%%

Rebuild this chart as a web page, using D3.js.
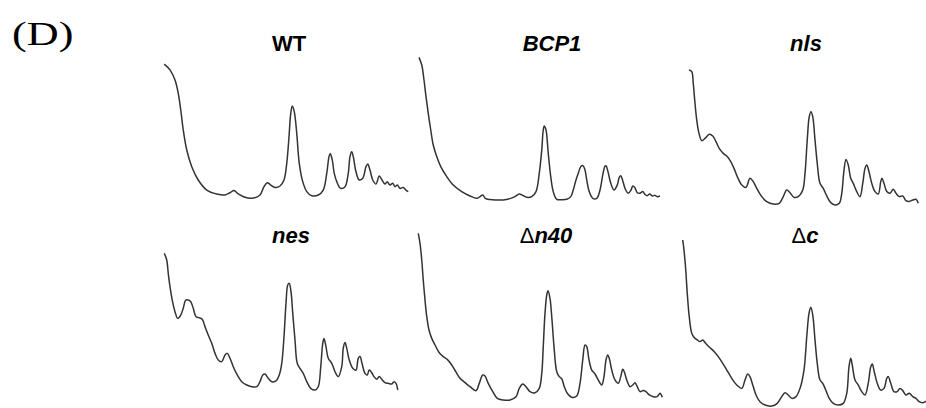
<!DOCTYPE html>
<html>
<head>
    <meta charset="utf-8">
    <script src="https://cdn.jsdelivr.net/npm/d3@7"></script>
    <style>
        * { margin: 0; padding: 0; }
        body { background: #fff; }
        .title { font-family: "Liberation Sans", Arial, sans-serif; font-size: 22px; font-weight: bold; }
        .trace { fill: none; stroke: #333; stroke-width: 1.5; stroke-linejoin: round; }
    </style>
</head>
<body>
    <div id="chart"></div>
    <script>
        // gradient position (0-100) vs absorbance (arbitrary units, 0-100)
        var wtTrace = [[1.7,97.1],[4.0,92.9],[6.0,85.7],[7.3,76.2],[8.3,64.3],[9.3,50.0],[10.7,35.7],[12.7,23.8],[15.3,14.3],[18.7,7.1],[22.7,4.3],[26.0,3.6],[28.0,5.2],[29.6,6.7],[31.3,4.3],[34.0,1.9],[37.3,1.4],[40.0,3.6],[41.6,9.5],[42.9,12.4],[44.3,10.7],[46.0,9.0],[48.0,10.0],[49.6,14.3],[50.7,26.2],[51.6,45.2],[52.3,61.9],[52.9,67.1],[53.7,63.1],[54.7,47.6],[55.7,26.2],[57.1,13.1],[58.7,6.0],[60.7,3.1],[63.3,3.6],[65.3,7.1],[66.7,19.0],[67.6,31.0],[68.1,33.3],[68.9,28.6],[69.7,19.0],[70.7,13.1],[72.3,8.3],[74.0,9.5],[75.3,19.0],[76.0,31.0],[76.7,34.5],[77.3,31.0],[78.4,20.2],[79.7,14.3],[81.1,15.5],[82.4,23.8],[83.1,25.7],[84.0,21.4],[85.1,14.3],[86.4,11.4],[87.7,17.1],[88.8,14.3],[90.0,11.4],[90.9,13.1],[92.0,10.7],[93.1,11.9],[94.0,9.5],[94.9,10.7],[96.0,8.3],[97.3,9.0],[98.4,7.1],[99.3,6.0]];
        var bcp1Trace = [[1.6,101.9],[2.7,96.4],[3.6,85.7],[4.4,73.8],[5.3,61.9],[6.3,50.0],[7.3,39.3],[8.7,31.0],[10.3,23.8],[12.7,16.7],[15.3,10.7],[18.7,6.0],[22.0,2.9],[24.7,1.2],[26.0,2.4],[27.1,3.6],[28.1,1.2],[30.0,0.3],[32.7,0.0],[35.3,0.0],[38.0,1.0],[40.0,2.4],[41.7,4.3],[43.1,3.3],[44.7,1.9],[46.7,2.4],[48.4,6.0],[49.7,19.0],[50.7,35.7],[51.3,50.0],[51.7,52.9],[52.4,50.0],[53.3,33.3],[54.3,16.7],[55.3,6.0],[56.7,0.5],[58.7,0.2],[60.7,0.5],[62.3,2.4],[63.3,7.1],[64.4,14.3],[65.3,19.0],[66.3,23.8],[67.2,24.5],[68.0,21.4],[68.7,14.3],[69.7,6.0],[71.1,1.2],[72.7,1.2],[74.0,7.1],[75.1,17.9],[75.9,23.8],[76.4,24.5],[77.2,20.2],[78.3,11.9],[79.6,7.1],[80.9,10.7],[81.7,16.2],[82.3,17.4],[83.1,13.8],[84.0,8.3],[85.3,4.8],[86.4,7.1],[87.1,10.0],[87.9,9.0],[88.9,5.2],[90.0,4.8],[91.1,6.0],[92.0,4.0],[92.9,3.1],[93.9,4.3],[94.9,2.9],[96.0,3.3],[96.9,2.4],[98.0,2.9]];
        var nlsTrace = [[3.6,92.9],[4.7,91.7],[5.3,83.3],[6.0,69.0],[6.7,57.1],[7.6,47.6],[8.7,42.4],[10.0,44.0],[11.7,46.9],[13.1,45.7],[14.4,41.7],[15.7,36.9],[17.3,33.3],[18.9,31.0],[20.3,27.4],[21.6,22.6],[22.9,16.7],[24.7,10.7],[26.4,9.0],[28.0,15.5],[29.3,13.1],[30.7,8.3],[32.7,2.4],[34.7,-1.2],[37.3,-2.9],[39.7,-2.4],[41.3,2.4],[42.7,7.1],[44.0,5.2],[45.6,1.9],[47.3,2.4],[49.1,7.1],[50.0,19.0],[50.9,42.9],[51.7,59.5],[52.4,63.1],[53.1,59.5],[54.0,42.9],[54.9,26.2],[56.0,11.9],[57.3,8.3],[58.7,2.9],[60.3,-1.9],[62.0,-3.6],[63.7,-2.4],[64.7,4.8],[65.6,21.4],[66.4,29.0],[67.3,25.0],[68.3,15.5],[69.3,11.9],[70.7,6.0],[72.0,2.4],[73.1,11.9],[74.0,22.6],[74.7,25.0],[75.6,20.2],[76.7,11.9],[78.0,6.0],[79.3,4.3],[80.3,13.1],[80.8,15.5],[81.6,11.9],[82.7,6.0],[84.0,4.8],[85.3,7.6],[86.4,4.8],[87.7,2.4],[89.1,2.9],[90.4,-0.5],[91.7,-1.0],[93.1,0.0],[94.4,0.5],[95.3,-2.4]];
        var nesTrace = [[1.7,104.8],[2.7,100.0],[3.3,90.5],[4.0,81.0],[4.9,71.4],[6.0,63.1],[7.1,58.3],[8.3,60.7],[9.3,65.5],[10.3,71.4],[11.3,71.4],[12.3,70.2],[13.3,65.5],[14.4,59.5],[15.7,58.8],[16.9,57.6],[18.0,52.4],[19.3,46.4],[20.7,40.5],[22.0,33.3],[23.3,28.6],[24.7,27.4],[26.0,32.1],[26.9,33.3],[28.0,29.8],[29.3,23.8],[30.9,17.9],[32.7,13.1],[34.7,10.7],[36.7,9.5],[38.7,9.5],[40.0,13.1],[41.1,17.9],[42.0,18.6],[43.3,15.5],[44.7,13.1],[46.4,13.6],[47.7,17.9],[48.7,26.2],[49.6,45.2],[50.4,69.0],[51.1,82.1],[51.7,83.3],[52.4,77.4],[53.1,61.9],[54.0,42.9],[54.9,26.2],[56.0,22.6],[57.3,19.0],[58.7,13.1],[60.3,8.3],[62.0,7.1],[63.3,9.5],[64.3,23.8],[65.1,40.5],[65.6,44.0],[66.4,38.1],[67.3,29.8],[68.7,26.2],[70.0,20.2],[71.3,16.7],[72.7,23.8],[73.3,36.9],[74.0,41.0],[74.7,36.9],[75.7,28.6],[77.1,22.6],[78.4,21.4],[79.3,29.8],[80.0,31.0],[80.8,26.2],[82.0,19.0],[82.9,17.9],[83.7,21.4],[84.7,19.5],[85.6,16.7],[86.7,14.8],[87.7,16.7],[88.7,14.8],[90.0,12.4],[91.3,11.9],[92.7,11.4],[93.6,13.1],[94.4,11.9],[95.1,7.1]];
        var dn40Trace = [[1.3,119.0],[2.0,111.9],[2.7,100.0],[3.3,85.7],[4.0,71.4],[4.7,59.5],[5.6,50.0],[6.7,44.0],[8.0,39.3],[9.7,33.8],[11.3,31.0],[12.9,29.0],[14.7,25.0],[16.3,20.2],[18.0,15.5],[20.0,12.4],[22.0,9.5],[24.4,6.7],[25.7,11.9],[27.1,17.9],[28.0,17.1],[29.3,11.9],[31.1,6.0],[32.9,1.2],[35.3,0.0],[38.0,0.0],[40.4,2.4],[41.7,8.3],[43.1,11.4],[44.4,9.5],[46.0,6.0],[48.0,5.2],[49.7,8.3],[50.7,19.0],[51.3,38.1],[52.0,61.9],[52.7,75.0],[53.2,78.1],[54.0,72.6],[54.8,57.1],[55.6,38.1],[56.7,20.2],[57.7,16.7],[58.7,15.2],[59.7,9.5],[60.9,4.8],[62.7,1.9],[64.7,2.9],[66.0,11.9],[67.1,28.6],[68.0,39.3],[68.7,38.1],[69.6,28.6],[70.7,21.4],[72.0,18.6],[73.3,14.3],[74.7,10.7],[75.6,16.7],[76.4,28.6],[77.1,32.1],[77.7,29.8],[78.7,21.4],[80.0,14.3],[81.3,11.9],[82.3,16.7],[83.1,21.9],[83.7,20.2],[84.7,14.3],[86.0,9.5],[87.1,10.7],[88.0,12.4],[88.9,9.5],[90.0,6.0],[91.3,6.7],[92.4,6.0],[93.7,3.6],[95.3,2.4],[96.9,2.4],[98.0,4.8],[98.9,1.9]];
        var dcTrace = [[1.1,114.3],[1.6,107.1],[2.3,92.9],[2.9,76.2],[3.7,59.5],[4.7,47.6],[5.6,44.8],[6.9,42.9],[8.0,41.7],[9.1,42.9],[10.0,41.0],[10.9,39.3],[12.3,36.9],[13.7,34.5],[15.3,31.0],[17.1,26.2],[18.7,21.4],[20.7,15.5],[22.7,10.7],[24.7,8.3],[26.0,14.3],[27.1,18.6],[28.0,16.7],[29.1,10.7],[30.4,3.6],[32.0,-1.2],[34.0,-3.6],[36.7,-4.3],[38.9,-2.4],[40.7,2.4],[42.0,5.2],[43.3,3.6],[44.7,1.2],[46.4,2.4],[48.0,8.3],[49.6,21.4],[50.7,45.2],[51.6,61.9],[52.3,66.2],[53.1,60.7],[54.0,42.9],[54.9,26.2],[56.0,14.3],[57.1,11.9],[58.3,7.1],[59.7,1.2],[61.3,-2.4],[63.3,-3.6],[65.3,-2.4],[66.7,4.8],[67.6,23.8],[68.3,29.8],[68.9,25.0],[70.0,14.3],[71.3,10.7],[72.7,6.0],[74.0,3.6],[75.3,11.9],[76.3,23.8],[76.9,25.7],[77.7,20.2],[78.9,11.9],[80.3,7.1],[81.6,8.3],[82.7,15.5],[83.3,16.7],[84.3,11.9],[85.6,6.0],[86.9,6.0],[88.0,8.3],[89.1,6.7],[90.4,3.6],[91.7,4.8],[93.1,2.4],[94.4,1.2],[95.7,-1.2],[97.1,-1.9],[98.8,-0.5]];

        var panelTraces = [wtTrace, bcp1Trace, nlsTrace, nesTrace, dn40Trace, dcTrace];
        // title pieces: [text, italic?, delta?]
        var panelTitles = [
            [["WT", false, false]],
            [["BCP1", true, false]],
            [["nls", true, false]],
            [["nes", true, false]],
            [["\u0394", false, true], ["n40", true, false]],
            [["\u0394", false, true], ["c", true, false]]
        ];

        var W = 926, H = 408;
        var colX = [160, 415, 680], colW = 250;
        var rowBottom = [200, 400], rowH = 140;
        var titleX = [289, 552, 806, 291, 546, 805];
        var titleY = [51, 243];

        var svg = d3.select("#chart").append("svg")
            .attr("width", W)
            .attr("height", H);

        svg.append("text")
            .attr("transform", "translate(12,45) scale(1.3,1)")
            .style("font-family", "'Liberation Serif', 'Times New Roman', serif")
            .style("font-size", "34px")
            .text("(D)");

        panelTraces.forEach(function (trace, i) {
            var col = i % 3, row = Math.floor(i / 3);
            var x = d3.scaleLinear().domain([0, 100]).range([colX[col], colX[col] + colW]);
            var y = d3.scaleLinear().domain([0, 100]).range([rowBottom[row], rowBottom[row] - rowH]);

            var line = d3.line()
                .x(d => x(d[0]))
                .y(d => y(d[1]))
                .curve(d3.curveCatmullRom.alpha(0.5));

            svg.append("path")
                .datum(trace)
                .attr("class", "trace")
                .attr("d", line);

            var t = svg.append("text")
                .attr("class", "title")
                .attr("x", titleX[i])
                .attr("y", titleY[row])
                .attr("text-anchor", "middle");
            panelTitles[i].forEach(function (p) {
                t.append("tspan")
                    .style("font-style", p[1] ? "italic" : "normal")
                    .style("font-weight", p[2] ? "normal" : "bold")
                    .text(p[0]);
            });
        });
    </script>
</body>
</html>
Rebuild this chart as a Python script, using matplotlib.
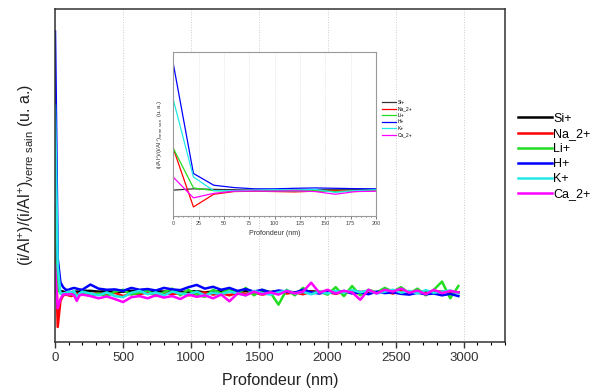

%%

▶ [Goal] Return only the number of lines in the entries that contain the string "Rebuild".

▶ [Solution for this exercise] 2